What about marijuana? Isn’t it OK in Boulder? Aren’t there medical cards for that?
The policy freshmen most often run afoul of is alcohol. It’s simple, really. If you’re under 21 years old, you can’t drink. If the police catch you drinking or even holding an alcoholic beverage, then it’s a “minor in possession” summons, or MIP for short. The legal consequences can be severe, including fines, community service and, most importantly, a permanent record. And that’s before the university has its say.
According to CU spokesman Bronson Hilliard, the university has stepped up both its punitive and preventative measures concerning alcohol infractions.
The Office of Student Conduct carries out its own investigations into suspected incidents, and if they find out a minor has been drinking, consequences can range from suspension to mandatory alcohol education classes to a call home to your parents, depending on the circumstances of the case. Oh, and those mandatory classes aren’t free. They’re more than $100 for a first-time offense, and the cost only goes up after that. Beer is cheap. Drinking isn’t.
Don’t think you have to drink to fit in, either.
According to Hilliard, roughly 30 percent of incoming CU students reported that they don’t drink and don’t want to. And with the university providing so many alcohol-free activities, often for free, they don’t really have to.
Obviously you can’t do meth, cocaine or heroin on campus (or anywhere in Boulder), but you knew that, right? But what about marijuana? Isn’t it OK in Boulder? Aren’t there medical cards for that?
Not on campus there aren’t. Even students who have a legitimate medical marijuana card can’t light up on campus. For freshmen, who are normally required to live on campus their first year, exceptions can be made that allow those with a medial marijuana card to pursue off-campus housing when necessary. We can hear you asking it now: But what about 4/20?
The infamous “smoke out” event, which draws some 8,000 people to Norlin Quad each April for a mass toke, is not legal. It’s definitely not CU-sponsored and, according to Hilliard, it’s not even that popular with CU students.

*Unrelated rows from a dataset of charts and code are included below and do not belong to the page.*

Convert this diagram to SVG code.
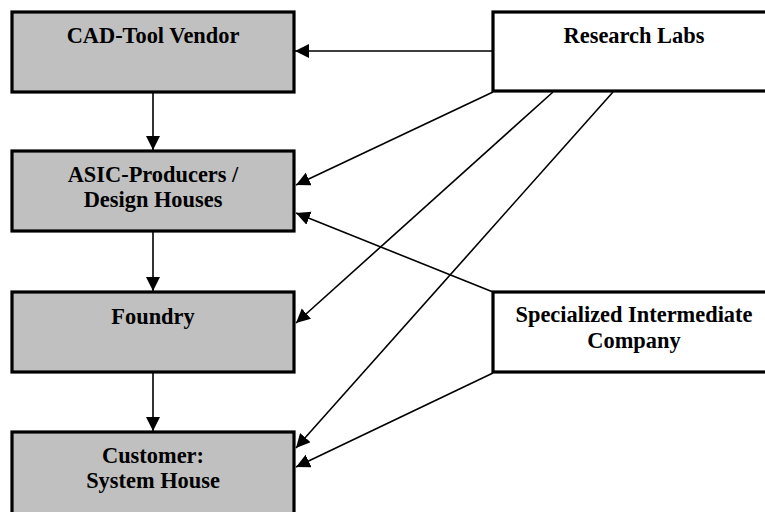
<svg xmlns="http://www.w3.org/2000/svg" width="765" height="512" viewBox="0 0 765 512">
<style>
.box{stroke:#000;stroke-width:3.2}
.grey{fill:#c0c0c0}
.white{fill:#fff}
.lbl{font-family:"Liberation Serif","Times New Roman",serif;font-weight:bold;font-size:22.4px;text-anchor:middle;fill:#000}
.conn line{stroke:#000;stroke-width:1.6;marker-end:url(#ah)}
</style>
<defs>
<marker id="ah" markerUnits="userSpaceOnUse" markerWidth="16" markerHeight="16" refX="14" refY="7" orient="auto">
<path d="M0,0 L14,7 L0,14 z" fill="#000"/>
</marker>
</defs>
<rect width="765" height="512" fill="#fff"/>
<g id="connectors" class="conn">
<line x1="153" y1="92" x2="153" y2="150"/>
<line x1="153" y1="232" x2="153" y2="291"/>
<line x1="153" y1="373" x2="153" y2="431"/>
<line x1="493" y1="51" x2="295" y2="51"/>
<line x1="493" y1="92" x2="296" y2="185"/>
<line x1="553" y1="92" x2="296" y2="323"/>
<line x1="613" y1="92" x2="296" y2="448"/>
<line x1="493" y1="292" x2="296" y2="213"/>
<line x1="493" y1="373" x2="296" y2="467"/>
</g>
<g id="cad-tool-vendor">
<rect class="box grey" x="12" y="12" width="282" height="80"/>
<text class="lbl" x="153" y="43">CAD-Tool Vendor</text>
</g>
<g id="asic-producers">
<rect class="box grey" x="12" y="151" width="282" height="80"/>
<text class="lbl" x="153" y="182">ASIC-Producers /</text>
<text class="lbl" x="153" y="207">Design Houses</text>
</g>
<g id="foundry">
<rect class="box grey" x="12" y="292" width="282" height="80"/>
<text class="lbl" x="153" y="324">Foundry</text>
</g>
<g id="customer">
<rect class="box grey" x="12" y="432" width="282" height="82"/>
<text class="lbl" x="153" y="463">Customer:</text>
<text class="lbl" x="153" y="488">System House</text>
</g>
<g id="research-labs">
<rect class="box white" x="493" y="12" width="282" height="79"/>
<text class="lbl" x="634" y="43">Research Labs</text>
</g>
<g id="specialized-intermediate">
<rect class="box white" x="493" y="292" width="282" height="80"/>
<text class="lbl" x="634" y="322">Specialized Intermediate</text>
<text class="lbl" x="634" y="348">Company</text>
</g>
</svg>
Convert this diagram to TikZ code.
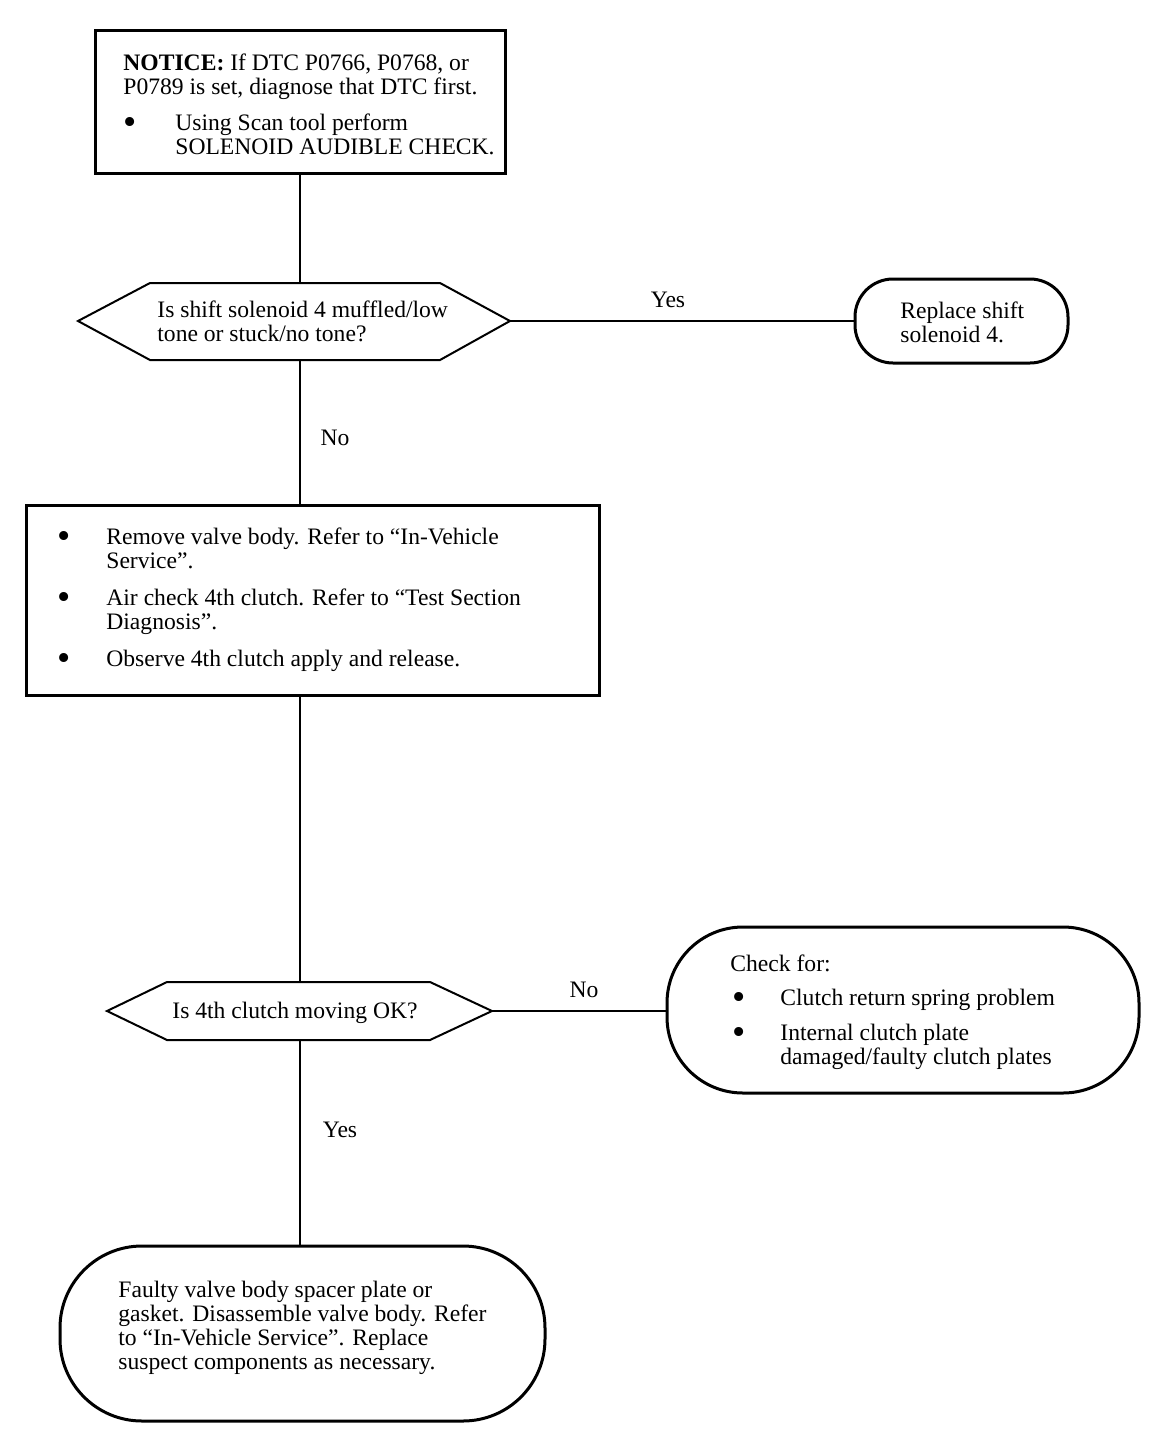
\documentclass[tikz,border=0pt]{standalone}
\usepackage{fontspec}
\setmainfont{Liberation Serif}
\usetikzlibrary{calc}
\newcommand\blt[1]{\makebox[#1][l]{\raisebox{-0.17em}{\scalebox{1.6}{\textbullet}}}}
\tikzset{
  every node/.style={font=\fontsize{11.8}{12}\selectfont},
  boxs/.style={draw, line width=1.5pt, rectangle, inner sep=0pt},
  terms/.style={draw, line width=1.5pt, rectangle, inner sep=0pt},
  hexs/.style={draw, line width=1pt, line join=miter},
  txt/.style={inner sep=0pt, align=left, anchor=north west},
  lbl/.style={inner sep=1pt},
  conn/.style={line width=1pt}
}
\begin{document}
\begin{tikzpicture}[x=0.5pt,y=-0.5pt]
\useasboundingbox (0,0) rectangle (1152,1440);
% shapes
\node[boxs, minimum width=205pt, minimum height=71.5pt] (b1) at (300,101.5) {};
\node[txt] (b1t) at (123,53) {\textbf{NOTICE:} If DTC P0766, P0768, or\\
P0789 is set, diagnose that DTC first.\\[6pt]
\blt{26pt}Using Scan tool perform\\
\hspace*{26pt}SOLENOID AUDIBLE CHECK.};

\coordinate (h1n) at (300,283);
\coordinate (h1s) at (300,360);
\coordinate (h1e) at (510,321);
\draw[hexs] (150,283) -- (h1n) -- (440,283) -- (h1e) -- (440,360) -- (h1s) -- (150,360) -- (78,321) -- cycle;
\node[txt] (h1t) at (157,300) {Is shift solenoid 4 muffled/low\\tone or stuck/no tone?};

\node[terms, rounded corners=19pt, minimum width=106.5pt, minimum height=42pt] (t1) at (961.5,321) {};
\node[txt] (t1t) at (900,301) {Replace shift\\solenoid 4.};

\node[boxs, minimum width=286.5pt, minimum height=95pt] (b2) at (313,600) {};
\node[txt] (b2t) at (57,527) {\blt{24.5pt}Remove valve body. Refer to “In-Vehicle\\
\hspace*{24.5pt}Service”.\\[6.5pt]
\blt{24.5pt}Air check 4th clutch. Refer to “Test Section\\
\hspace*{24.5pt}Diagnosis”.\\[6.5pt]
\blt{24.5pt}Observe 4th clutch apply and release.};

\coordinate (h2n) at (300,982);
\coordinate (h2s) at (300,1040);
\coordinate (h2e) at (492,1011);
\draw[hexs] (167,982) -- (h2n) -- (430,982) -- (h2e) -- (430,1040) -- (h2s) -- (167,1040) -- (107,1011) -- cycle;
\node[txt] (h2t) at (172,1002) {Is 4th clutch moving OK?};

\node[terms, rounded corners=38pt, minimum width=236pt, minimum height=83pt] (t2) at (903,1010) {};
\node[txt] (t2t) at (730,954) {Check for:\\[5pt]
\hspace*{1pt}\blt{24pt}Clutch return spring problem\\[5.5pt]
\hspace*{1pt}\blt{24pt}Internal clutch plate\\
\hspace*{25pt}damaged/faulty clutch plates};

\node[terms, rounded corners=41pt, minimum width=242.5pt, minimum height=87.5pt] (t3) at (302.5,1333.5) {};
\node[txt] (t3t) at (118,1281) {Faulty valve body spacer plate or\\
gasket. Disassemble valve body. Refer\\
to “In-Vehicle Service”. Replace\\
suspect components as necessary.};

% connectors
\draw[conn] (b1.south -| h1n) -- (h1n);
\draw[conn] (h1e) -- (t1.west);
\draw[conn] (h1s) -- (h1s |- b2.north);
\draw[conn] (h1s |- b2.south) -- (h2n);
\draw[conn] (h2e) -- (h2e -| t2.west);
\draw[conn] (h2s) -- (h2s |- t3.north);

% labels
\node[lbl] (yes1) at (668,300) {Yes};
\node[lbl] (no1) at (335,438) {No};
\node[lbl] (no2) at (584,990) {No};
\node[lbl] (yes2) at (340,1130) {Yes};
\end{tikzpicture}
\end{document}
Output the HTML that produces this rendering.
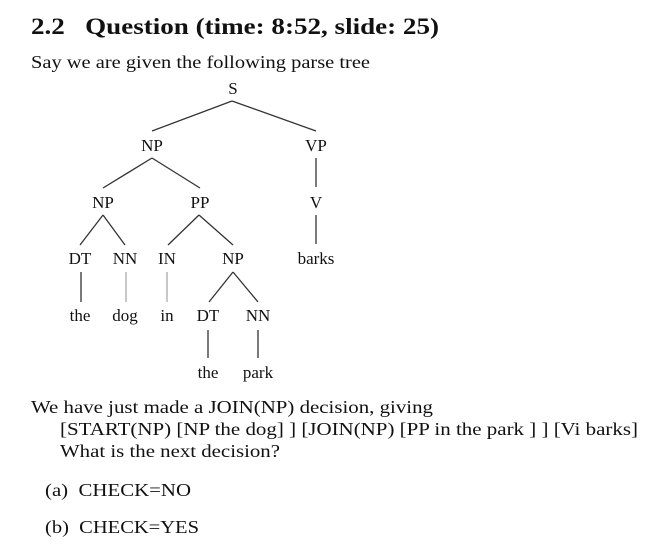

“Unless CU students have magically aged into their late 20s and 30s, most of these people aren’t CU students,” he says.
Many people on campus, faculty and students alike, complain about the traffic, the smoke and the mess left behind, Hilliard says.
(If you want to read about how the 4/20 tradition reportedly started, check out our April 15 story at www.boulderweekly.com.)
Current legal wrangling over the constitutionality of gun bans on campus notwithstanding, CU’s policy on weapons has not changed: The answer is no.
No guns, no knives (hunting, pocket or otherwise), no swords, no stun guns and no other weapons are allowed on campus. End of story. Not even replicas of weapons, by the way. Everyone has a right to feel safe on campus, so leave your arsenal and ammunition at home with mom and dad.
All of these rules might sound like a buzz kill, but remember: These rules are here to keep you safe and sane. Do you really want some drunk, naked guy tearing around your dorm at two in the morning with a loaded gun and a spliff?
For a complete list of things not to do, advice on what to do if you do them anyway, and things you can do instead, visit the Office of Student Conduct website at www.colorado.edu/studentaffairs/studentconduct.